The gigantic $3.5 billion Garibaldi at Squamish (GAS) ski resort is set to open in 2025.

The gigantic $3.5 billion Garibaldi at Squamish (GAS) ski resort is set to open in 2025. To be located in Squamish’s backyard of Brohm Ridge, GAS is currently asking for input about preferences and features for the new resort and whether the District of Squamish should be the local government.

This is an opportunity for the residents of Squamish to hold GAS accountable for delivering their promise of “the most innovative environmentally sensitive mountain resort ever”.

Unfortunately, the investors’ past actions and the current project proposal provide little assurance that GAS will be a world-leading resort in sustainability and not a mere land grab.

First, the major investors in the project, the Aquilini Group and Northland Properties Corporation, have an unnerving track record.

Most recently in 2019, Aquilini was forced to pay more than $130,000 to migrant workers as a result of unpaid wages.

Pairing Aquilini’s apparent shady business dealings with destructive ones, Tom Gaglardi and his company Northland Properties Corporation were convicted of harming fish habitat after landscaping and renovations to his family vacation property resulted in damage to Kamloops Lake and a total of $140,000 in court fines plus $85,000 in remediation costs.

Based on this behaviour, it’s difficult for me to trust that these billionaire developers will ensure the local community benefits and the surrounding environment is protected during construction and operation of a resort of this size.

Once operational, most of the possible 22,000 guests and workers will decide to drive their vehicles to this behemoth of a development.

Squamish’s public transit system can’t provide commuters and tourists the convenience they desire for the bus to be a viable option.

With one road in and out, traffic congestion will be exacerbated, local air quality will decline, and carbon emissions will increase.
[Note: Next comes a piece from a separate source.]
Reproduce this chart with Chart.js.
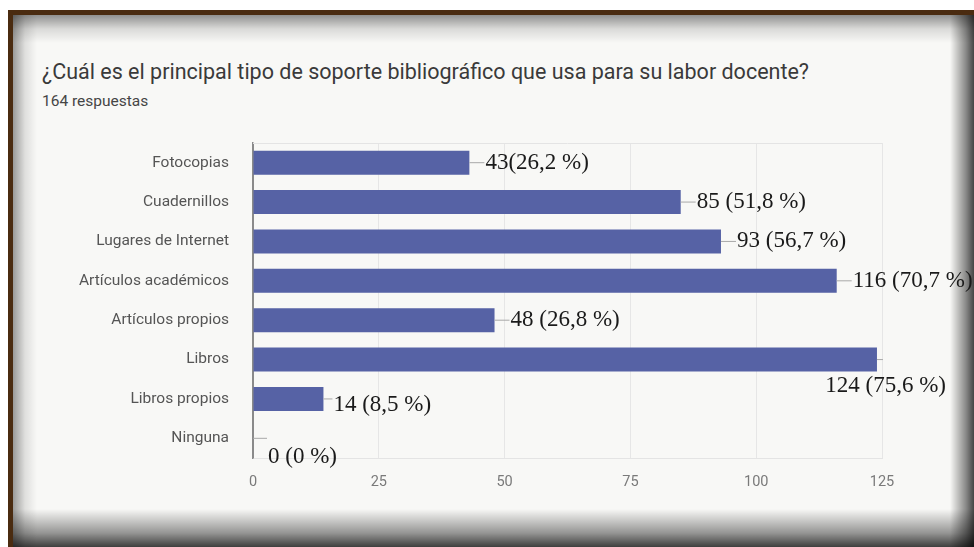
<!DOCTYPE html>
<html lang="es">
<head>
<meta charset="utf-8">
<title>Soporte bibliográfico</title>
<script src="https://cdn.jsdelivr.net/npm/chart.js@4.4.1/dist/chart.umd.min.js"></script>
<style>
  html, body { margin: 0; padding: 0; background: #fff; overflow: hidden; }
  body { width: 974px; height: 547px; position: relative; }
  #frame {
    position: absolute; left: 8px; top: 10px; width: 980px; height: 560px;
    background: #4a2b10;
  }
  #panel {
    position: absolute; left: 13px; top: 15px; width: 961px; height: 532px;
    background:
      linear-gradient(to bottom, rgba(0,0,0,0.42) 0, rgba(0,0,0,0.12) 14px, rgba(0,0,0,0) 28px),
      linear-gradient(to right, rgba(0,0,0,0.38) 0, rgba(0,0,0,0.1) 12px, rgba(0,0,0,0) 24px),
      linear-gradient(to left, rgba(0,0,0,0.72) 0, rgba(0,0,0,0.45) 8px, rgba(0,0,0,0) 24px),
      linear-gradient(to top, rgba(0,0,0,0.75) 0, rgba(0,0,0,0.4) 14px, rgba(0,0,0,0) 38px),
      #f8f8f6;
  }
  .txt { position: absolute; left: 42px; font-family: Roboto, "Noto Sans", sans-serif; white-space: nowrap; }
  #title { top: 59px; font-size: 21.5px; line-height: 25px; color: #3a3a3a; }
  #subtitle { top: 93px; font-size: 15.5px; line-height: 17px; color: #454545; }
  #chart { position: absolute; left: 0; top: 0; }
</style>
</head>
<body>
<div id="frame"></div>
<div id="panel"></div>
<div class="txt" id="title">¿Cuál es el principal tipo de soporte bibliográfico que usa para su labor docente?</div>
<div class="txt" id="subtitle">164 respuestas</div>
<canvas id="chart" width="974" height="547"></canvas>
<script>
const categories = [
  'Fotocopias', 'Cuadernillos', 'Lugares de Internet', 'Artículos académicos',
  'Artículos propios', 'Libros', 'Libros propios', 'Ninguna'
];
const counts = [43, 85, 93, 116, 48, 124, 14, 0];
const percents = ['(26,2 %)', ' (51,8 %)', ' (56,7 %)', ' (70,7 %)', ' (26,8 %)', ' (75,6 %)', ' (8,5 %)', ' (0 %)'];
const xTicks = [0, 25, 50, 75, 100, 125];

const barColor = '#5662a5';

// leader line + serif value label at the end of each bar
const valueLabels = {
  id: 'valueLabels',
  afterDatasetsDraw(chart) {
    const ctx = chart.ctx;
    const bars = chart.getDatasetMeta(0).data;
    const tweak = {
      5: { lead: 6, dx: 69, dy: 26, align: 'right' },
      6: { lead: 9, dy: 6 },
      7: { lead: 14, dy: 19 }
    };
    ctx.save();
    ctx.font = '23px "Liberation Serif", "DejaVu Serif", serif';
    ctx.textBaseline = 'middle';
    bars.forEach((bar, i) => {
      const t = tweak[i] || {};
      const lead = t.lead ?? 15;
      ctx.strokeStyle = '#a8a8a8';
      ctx.lineWidth = 1;
      ctx.beginPath();
      ctx.moveTo(bar.x, bar.y);
      ctx.lineTo(bar.x + lead, bar.y);
      ctx.stroke();
      ctx.fillStyle = '#1a1a1a';
      ctx.textAlign = t.align || 'left';
      const tx = t.dx !== undefined ? bar.x + t.dx : bar.x + lead + 1;
      ctx.fillText(counts[i] + percents[i], tx, bar.y + (t.dy || 0));
    });
    ctx.restore();
  }
};

// faint line along the top of the plot area
const topRule = {
  id: 'topRule',
  beforeDatasetsDraw(chart) {
    const { ctx, chartArea } = chart;
    ctx.save();
    ctx.strokeStyle = '#e4e4e4';
    ctx.lineWidth = 1;
    ctx.beginPath();
    ctx.moveTo(chartArea.left, chartArea.top + 0.5);
    ctx.lineTo(chartArea.right, chartArea.top + 0.5);
    ctx.stroke();
    ctx.restore();
  }
};

new Chart(document.getElementById('chart'), {
  type: 'bar',
  data: {
    labels: categories,
    datasets: [{
      data: counts,
      backgroundColor: barColor,
      borderWidth: 0,
      barPercentage: 0.61,
      categoryPercentage: 1
    }]
  },
  options: {
    indexAxis: 'y',
    responsive: false,
    animation: false,
    layout: { padding: { top: 143, left: 42, right: 92, bottom: 49 } },
    plugins: {
      legend: { display: false },
      tooltip: { enabled: false }
    },
    scales: {
      x: {
        min: 0,
        max: 125,
        afterBuildTicks: scale => { scale.ticks = xTicks.map(v => ({ value: v })); },
        afterFit: scale => { scale.height = 40; },
        grid: {
          color: ctx => ctx.index === 0 ? '#8a8a8a' : '#e6e6e6',
          drawTicks: false
        },
        border: { display: true, color: '#e4e4e4' },
        ticks: {
          padding: 16,
          color: '#7a7a7a',
          font: { family: 'Roboto', size: 14.5 }
        }
      },
      y: {
        afterFit: scale => { scale.width = 211; },
        grid: { display: false },
        border: { display: true, color: '#8a8a8a', width: 1.5 },
        ticks: {
          padding: 16,
          color: '#555',
          font: { family: 'Roboto', size: 15.5 }
        }
      }
    }
  },
  plugins: [topRule, valueLabels]
});
</script>
</body>
</html>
To truly be the most environmentally sensitive mountain resort ever, GAS should purchase and rely solely on its own fleet of electric buses that shuttle workers and visitors to and from the resort.

When the recreationists do arrive, the powder likely won’t be there. In their environmental assessment application, the proponent simply states that no data exists and base their expected snowpack levels on Whistler Mountain.

GAS has committed to exploring the potential for district and geothermal heating and solar and wind energy, but it’s unlikely these sustainable energy sources will be meaningfully considered given that an onsite substation and transmission lines are already planned.

Decommissioning not being included in the environmental assessment raises more red flags. Taxpayers could end up being responsible for the cleanup if this development is eventually abandoned due to lack of snow and under-investment in infrastructure to compete with Whistler Blackcomb.

We may bemoan the lift lines and ticket prices at Whistler, but opening up Brohm Ridge to an ultra-wealthy investment group with an unethical and careless track-record will have permanent impacts, especially if the public doesn’t engage in the process. We need to make it known that cheaply converting natural, provincial Crown land to a residential and commercial business park isn’t in anyone’s best interests, except maybe theirs.

GAS already has environmental approval. What it doesn’t yet have is local support, which it will ultimately depend on for its success. GAS could be the last ski resort constructed in B.C.’s coastal mountains due to rapidly warming winters— please participate in the survey to help make it a destination that is protective of the environment, inclusive of local needs and interests, and forward-thinking in all aspects of its design and operation.